Land Lessons: Summer Cottonwood

How does your spiritual practice support you during the hard times?

The cottonwood fluff is floating in the air, filling the landscape with white puffs that meander gently on the breeze, carried where the winds take them. Even though their touch is light, their impact can be felt as the fluff goes everywhere. It’s both magical and abundant in nature.

Observing Nature as a Spiritual Practice

I find myself soothed as I watch it float. My mind is calmed by the way it spreads, and I can’t help but liken this to a lot of the lessons I am currently learning about well-being and happiness. I’m taking a course that has me thinking about how we propagate hope. The class has me thinking about how to nourish positive attitudes. So much of it is aligned with what I hold true in my spiritual practice. Cultivating mindfulness is key to being a better witch. At least it is to me.

What and how one cultivates mindfulness is entirely up to the individual. But I believe that knowing how the mind works (its nature) is vital to being a magical worker. The language we use around this changes. These days, we talk about this a lot under the umbrella of shadow work (though I suspect that this is slowly falling out of fashion as I see it being used less and less as a term). When I started on this path, it was referred to as integrating your dark side, then it became “knowing yourself,” sometimes it is “doing the work”. I think we’re starting to move towards mindfulness more these days as well-being culture takes root. Regardless, the purpose is the same. It’s knowing yourself, all of yourself, the good and bad, and working to accept all of it as part of ourselves. In so doing, we become better equipped to navigate our perceptions, reactions, and choices in the world around us.

Applying Nature Observations to Life

My thoughts are like that cottonwood fluff. I cannot control where they will go. What they will impact. But my thoughts plant seeds that can turn in to great trees, so I need to recognize this. They have the possibility to harm or heal. As I navigate a complex work life situation, I find myself coming back to all that I have learned in my practice about the person I want to be. I find myself thinking about the aspirations I have for myself as a witch. How do I navigate a tricky situation with integrity? Can I honour myself and the boundaries I need for well-being, while also striving to create a healthy, collaborative workplace?
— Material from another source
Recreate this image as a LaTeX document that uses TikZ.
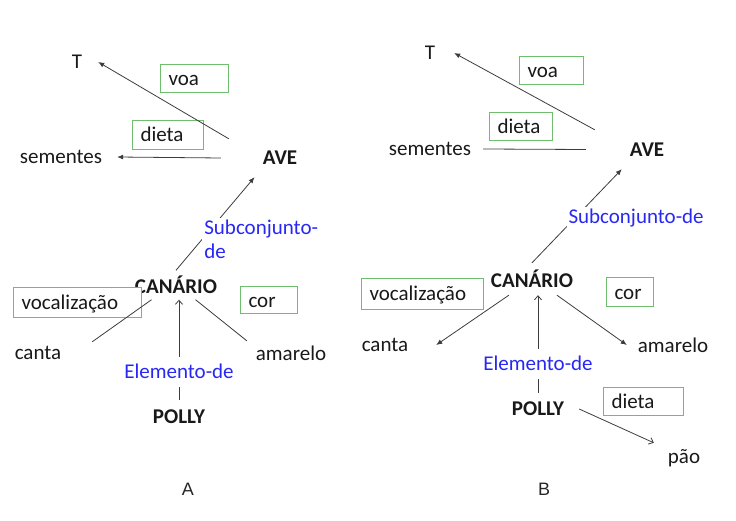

How do I allow softness to guide me in a way that demands attention and sets the tone for kindness?

This isn’t a situation that can be held with martial force. In fact, I think the world right now might need to learn how to find the softer side of martial energies. But that is a different conversation for another day.

No, right now the season, the land, and nature are inviting me into gentleness and heart and I’m trying to heed that call. To remember that the land has deep lessons to teach and those lessons are being carried gently on the wind right now. From the whispering rustle of the leaves to the fluff that floats across the sky; now is a time to embrace a gentler touch and recognize that kindness can sow more seeds in this season.

How does my practice link to all of this?

Simply put, my practice teaches me the art of watching my mind and learning its nature. In doing so, I am able to see my reactions. In this case, seeing how strongly I am reacting prompts me to stop and stand back to watch what is at the root of the situation. I stopped to smell the flowers (or observe the cottonwood) only to realize that through observing nature, I was able to slow down long enough to find what felt true and right to me in the moment. While I want to rush in, tear down, and cut away what I don’t like – I recognize it will not serve. The wound will never heal fully and that nature has many ways of bringing about change, why not try a different one? One that spreads hope and joy? It might not work. Or it might take longer. But once they take root, cottonwood trees are huge, majestic, and can create space for greater biodiversity.

The fusion between nature and mindfulness are the core of my practice. They are how the God and the Goddess speak to me. Others might find the Divine in different ways. But for me, it is in those quiet moments of knowing and inner stillness that I hear the Divine and know what is true.

Right now, the Cottonwoods are teaching me a lesson. And I’m going to listen.